Les médias entre effets placebo et nocebo

«Tout le monde» est d'accord sur le poids et l'effet d'une information destinée plus à la consommation qu'à la compréhension. Un produit qui favorise plus la confection d'opinions versatiles qu'une pensée, un mot devenu gros. Si le rôle des télévisions a été résumé par le président de Tf1, en affirmant qu'elles sont faites pour vendre aux entreprises le temps libre des cerveaux usés à la corde, l'effet de la radio est encore plus pernicieux, à partir du moment où elle est appelée à fournir du son et du bruit pour compenser l'absence de l'image et qui restent gravés dans des têtes.
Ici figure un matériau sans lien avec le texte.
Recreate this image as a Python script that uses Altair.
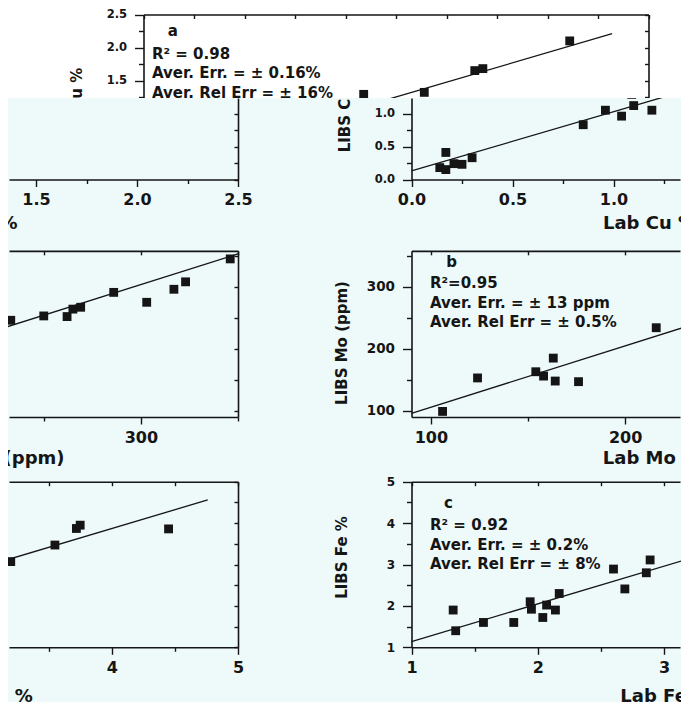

La presse écrite «sérieuse», dans une peur noire de disparaître, n'a pas fait encore son aggiornamento: revoir ses codes de couverture d'événements tout en gardant les sacrés de la déontologie: vérité, objectivité et neutralité. S'en tenir aux faits et rien qu'aux faits ne suffit plus. L'usage des encadrés, dans ce qui concerne l'international, doit devenir une règle. Laisser l'opinion et le commentaire uniquement aux chroniqueurs et éditorialistes, les plus cultivés et probes qui soient, ne fournit pas les instruments et moyens suffisants pour une meilleure compréhension des enjeux par le «petit» nombre de lecteurs qui reste.

Le canada et le Québec en particulier, ont tout à perdre en réveillant les démons du racisme et du communautarisme et tout à gagner en favorisant le respect de la dignité humaine, en accueillant plus de souffrants et d'opprimés et en ignorant tous ces néologismes vides de non sensés tels que multi ou interculturalisme, choc des civilisations. Une révision des conditions d'accueil pour une meilleure dilution des immigrés est nécessaire. Et ce n'est pas une patate chaude adressée aux ministères de l'Immigration et du Travail.

 En conclusion, c'est un serpent qui a tenté Ève pour qu'elle découvre sa nudité et mettre le premier pagne, voile. Il faut se méfier de tous ces serpents à sonnettes, à sornettes.